The board, as a body, is legally responsible for actions of the corporation. Others may be accountable for duties or tasks, but the board remains legally responsible for work done in the name of the organization. Board members, whether called directors, trustees, commissioners or another synonymous term, must know that they are legally responsible and legally liable for adherence to fiduciary duties. Understanding fiduciary duties is a key part of governance.
Legal Duties
In performing their governance responsibilities, a board has three legal duties: care, loyalty and obedience. The duty of care is the most important fiduciary duty while requiring that directors act reasonably and in good faith in the best interest of the corporation. If a director acts negligently, does not attend or participate in the board’s deliberations and actions, or neglects his or her duties, the director risks personal liability. The duty of obedience requires adherence to the mission of the corporation, as set forth in the governing documents. The duty of loyalty requires that a director serve the corporation and not divert attention to competing interests.

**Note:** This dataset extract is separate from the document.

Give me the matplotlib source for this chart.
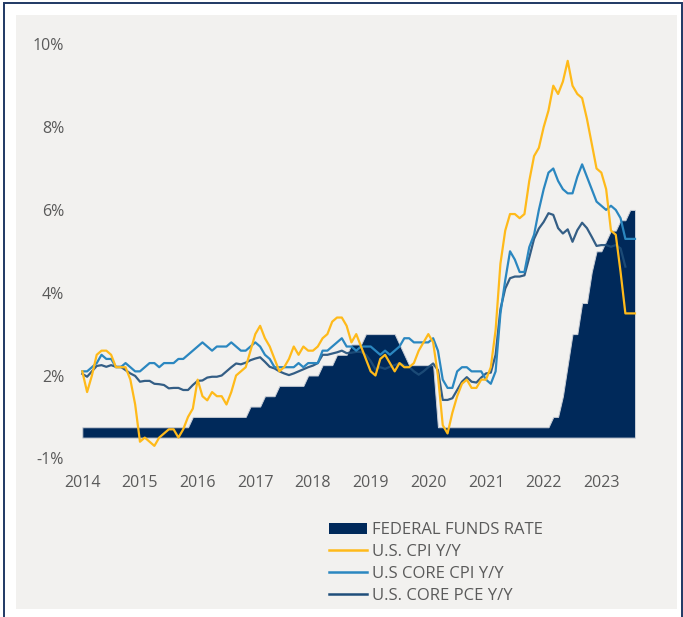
import matplotlib
matplotlib.use("Agg")
import matplotlib.pyplot as plt
import numpy as np
from matplotlib.patches import Rectangle, Patch
from matplotlib.lines import Line2D

# ---------------- data (monthly, Jan 2014 - Aug 2023) ----------------
years = ["2014", "2015", "2016", "2017", "2018", "2019", "2020", "2021", "2022", "2023"]

fed_funds = ([0.25] * 23 + [0.5] * 12 + [0.75] * 3 + [1.0] * 3 + [1.25] * 6 +
             [1.5] * 3 + [1.75] * 3 + [2.0] * 3 + [2.25] * 3 + [2.5] * 7 +
             [2.25, 2.0] + [1.75] * 6 + [0.25] * 24 +
             [0.5, 0.5, 1.0, 1.75, 2.5, 2.5, 3.25, 3.25, 4.0, 4.5, 4.5, 4.75,
              5.0, 5.0, 5.25, 5.25, 5.5, 5.5])

cpi = [1.6, 1.1, 1.5, 2.0, 2.1, 2.1, 2.0, 1.7, 1.7, 1.7, 1.4, 0.8,
       -0.1, 0.0, -0.1, -0.2, 0.0, 0.1, 0.2, 0.2, 0.0, 0.2, 0.5, 0.7,
       1.4, 1.0, 0.9, 1.1, 1.0, 1.0, 0.8, 1.1, 1.5, 1.6, 1.7, 2.1,
       2.5, 2.7, 2.4, 2.2, 1.9, 1.6, 1.7, 1.9, 2.2, 2.0, 2.2, 2.1,
       2.1, 2.2, 2.4, 2.5, 2.8, 2.9, 2.9, 2.7, 2.3, 2.5, 2.2, 1.9,
       1.6, 1.5, 1.9, 2.0, 1.8, 1.6, 1.8, 1.7, 1.7, 1.8, 2.1, 2.3,
       2.5, 2.3, 1.5, 0.3, 0.1, 0.6, 1.0, 1.3, 1.4, 1.2, 1.2, 1.4,
       1.4, 1.7, 2.6, 4.2, 5.0, 5.4, 5.4, 5.3, 5.4, 6.2, 6.8, 7.0,
       7.5, 7.9, 8.5, 8.3, 8.6, 9.1, 8.5, 8.3, 8.2, 7.7, 7.1, 6.5,
       6.4, 6.0, 5.0, 4.9, 4.0, 3.0, 3.0, 3.0]

core_cpi = [1.6, 1.6, 1.7, 1.8, 2.0, 1.9, 1.9, 1.7, 1.7, 1.8, 1.7, 1.6,
            1.6, 1.7, 1.8, 1.8, 1.7, 1.8, 1.8, 1.8, 1.9, 1.9, 2.0, 2.1,
            2.2, 2.3, 2.2, 2.1, 2.2, 2.2, 2.2, 2.3, 2.2, 2.1, 2.1, 2.2,
            2.3, 2.2, 2.0, 1.9, 1.7, 1.7, 1.7, 1.7, 1.7, 1.8, 1.7, 1.8,
            1.8, 1.8, 2.1, 2.1, 2.2, 2.3, 2.4, 2.2, 2.2, 2.1, 2.2, 2.2,
            2.2, 2.1, 2.0, 2.1, 2.0, 2.1, 2.2, 2.4, 2.4, 2.3, 2.3, 2.3,
            2.3, 2.4, 2.1, 1.4, 1.2, 1.2, 1.6, 1.7, 1.7, 1.6, 1.6, 1.6,
            1.4, 1.3, 1.6, 3.0, 3.8, 4.5, 4.3, 4.0, 4.0, 4.6, 4.9, 5.5,
            6.0, 6.4, 6.5, 6.2, 6.0, 5.9, 5.9, 6.3, 6.6, 6.3, 6.0, 5.7,
            5.6, 5.5, 5.6, 5.5, 5.3, 4.8, 4.8, 4.8]

core_pce = [1.54, 1.47, 1.60, 1.73, 1.75, 1.71, 1.75, 1.71, 1.71, 1.63, 1.55, 1.49,
            1.35, 1.37, 1.37, 1.30, 1.29, 1.27, 1.19, 1.20, 1.20, 1.15, 1.15, 1.27,
            1.37, 1.38, 1.45, 1.47, 1.47, 1.50, 1.60, 1.70, 1.79, 1.77, 1.81, 1.87,
            1.91, 1.94, 1.83, 1.71, 1.67, 1.60, 1.55, 1.51, 1.55, 1.60, 1.65, 1.70,
            1.74, 1.80, 2.00, 2.00, 2.03, 2.06, 2.10, 2.04, 2.05, 2.07, 2.07, 2.00,
            1.85, 1.65, 1.70, 1.66, 1.71, 1.75, 1.80, 1.75, 1.71, 1.60, 1.52, 1.60,
            1.70, 1.79, 1.63, 0.91, 0.91, 0.95, 1.15, 1.35, 1.46, 1.35, 1.33, 1.45,
            1.55, 1.57, 2.00, 3.10, 3.60, 3.85, 3.89, 3.89, 3.92, 4.35, 4.80, 5.05,
            5.21, 5.42, 5.38, 5.06, 4.93, 5.03, 4.73, 5.01, 5.19, 5.06, 4.85, 4.63,
            4.65, 4.65, 4.61, 4.65, 4.57, 4.13]

y_tick_labels = ["-1%", "2%", "4%", "6%", "8%", "10%"]
legend_labels = ["FEDERAL FUNDS RATE", "U.S. CPI Y/Y", "U.S CORE CPI Y/Y", "U.S. CORE PCE Y/Y"]

# ---------------- styling ----------------
C_FED = "#00295A"
C_CPI = "#FFBA1A"
C_CCPI = "#2B87C0"
C_PCE = "#1F4E7A"
TXT = "#5A5A5A"
FONT = ["Open Sans", "DejaVu Sans"]
plt.rcParams["font.family"] = FONT

W, H = 683, 617
fig = plt.figure(figsize=(W / 100, H / 100), dpi=100)
fig.patch.set_facecolor("white")

# gray panel and outer border
fig.patches.append(Rectangle((16 / W, 1 - 609 / H), (677 - 16) / W, (609 - 15) / H,
                             transform=fig.transFigure, facecolor="#F2F1EF",
                             edgecolor="none", zorder=-3))
fig.patches.append(Rectangle((3.5 / W, -0.05), (681.5 - 3.5) / W, 1 - 2.5 / H + 0.05,
                             transform=fig.transFigure, fill=False,
                             edgecolor="#1F3864", lw=1.4, zorder=-2))

ax = fig.add_axes([70 / W, 1 - 465 / H, 590 / W, 440 / H])
ax.set_zorder(2)
ax.set_facecolor("none")

x = np.arange(len(cpi))
xf = np.arange(len(fed_funds))
xp = np.arange(len(core_pce))

ax.fill_between(xf, fed_funds, 0, facecolor=C_FED, edgecolor="#C9CED6",
                lw=0.7, zorder=2)
ax.plot(xp, core_pce, color=C_PCE, lw=1.6, zorder=3, alpha=0.9)
ax.plot(x, core_cpi, color=C_CCPI, lw=1.6, zorder=4)
ax.plot(x, cpi, color=C_CPI, lw=1.6, zorder=5)

px_per_month = 4.806
x0_px = 82.3
ax.set_xlim((70 - x0_px) / px_per_month, (660 - x0_px) / px_per_month)
zero_px, px_per_pct = 437.6, 41.4
ax.set_ylim((zero_px - 465) / px_per_pct, (zero_px - 25) / px_per_pct)

ax.set_xticks(np.arange(len(years)) * 12)
ax.set_xticklabels(years)
ax.set_yticks(np.arange(len(y_tick_labels)) * 2 - 0.5)
ax.set_yticklabels(y_tick_labels)
ax.tick_params(axis="both", length=0, labelsize=11.5, colors=TXT)
ax.tick_params(axis="y", pad=4.3)
ax.tick_params(axis="x", pad=7)
for s in ax.spines.values():
    s.set_visible(False)

handles = [Patch(facecolor=C_FED, edgecolor="none"),
           Line2D([], [], color=C_CPI, lw=1.8),
           Line2D([], [], color=C_CCPI, lw=1.8),
           Line2D([], [], color=C_PCE, lw=1.8)]
leg = fig.legend(handles, legend_labels, loc="upper left",
                 bbox_to_anchor=(329 / W, 1 - 522 / H), frameon=False,
                 fontsize=12, handlelength=2.3, handletextpad=0.25,
                 labelspacing=0.36, borderpad=0, borderaxespad=0,
                 handleheight=0.65)
for t in leg.get_texts():
    t.set_color(TXT)

fig.savefig("out.png", dpi=100, facecolor=fig.get_facecolor())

A board must speak publicly about the organization and decisions of the governing body with one voice. Once a decision has been made, the board should respond to questions or complaints and communicate as a unit, generally through the CEO/ED, but also as a whole board. A member of the board who dissented from the decision of the group when the vote was held is compelled, by the duty of loyalty, to support the decision of the board in subsequent public forums or discussions outside of the boardroom.
Major Roles
The board has three major roles:
- Set direction.
- Ensure resources.
- Provide oversight on behalf of certificants, educators, employers and the public.
Direction
The first role of the board is setting the organization’s direction; developing and maintaining focus on mission and vision, delegating authority for the management of the organization and to articulate, safeguard, model and promote organizational values. When setting the strategic direction, the CEO/ED and selected senior staff should be involved in the discussion, but should not dictate the plan. The board must avoid the urge to micromanage the organization.
Determining the mission and purpose of the organization is the board’s responsibility. Strategic planning, strategic thinking and environmental scanning — the process that systematically surveys and interprets relevant data to identify external opportunities and threats that could influence future decisions — are continual processes. However, focused strategic planning sessions conducted by the board should occur at regular intervals. Boards and their members are not expected to have all the answers, but they should ensure that when they make decisions, those decisions are based on the best available evidence with adequate input from relevant stakeholders and in compliance with the organization’s purpose, mission and values. If needed, the board can bring in outside consultants and any additional information necessary to make decisions. At least 70% of the board’s agenda should consist of strategic discussions, not reports and operational items that are within the purview of staff.
Resources
In its role to ensure resources, the board develops policies about the generation of financial resources, ensures the necessary resources are made available to implement the mission and ensures the organization has the leadership needed at both the staff level and the board level. The board generally has direct authority over only one staff member: the CEO/ED. No individual board member, acting alone, has the authority to direct the CEO/ED; instead, the board should exert its authority as a unit. The board should delegate responsibility for managing, staff assignments, work hours and so forth, to the CEO/ED. The board establishes expectations for how the organization will function when it articulates its values. While the CEO/ED manages the staff and implementation of board strategy, the board is accountable for ensuring program integrity, compliance with standards and legal and ethical practice though its policies. The board should establish written expectations and guidance for the CEO/ED and staff based on the organization’s values to guide their actions and decisions. This allows the organization’s CEO/ED and staff to be nimble rather than having to obtain board approval for everything. Board policies should provide the high-level framework for the conduct of the organization.
Oversight
The board’s role of oversight rests in its polices, both financial and organizational, ensuring accountability with these policies, ensuring compliance with applicable laws and ethical standards, monitoring progress toward strategic goals and evaluating the outcomes. It is critical for the board to avoid micromanagement. The board is responsible for deciding where the organization is going and explaining why; staff are responsible for executing strategy in alignment with the organization’s values.
The Golden Key
When passionate, committed individuals come together with an emphasis on achieving the mission and vision of the organization, modeling the values of the organization through their work and demonstrating a strong board/staff partnership, governance becomes the golden key to unlocking the full potential of the organization.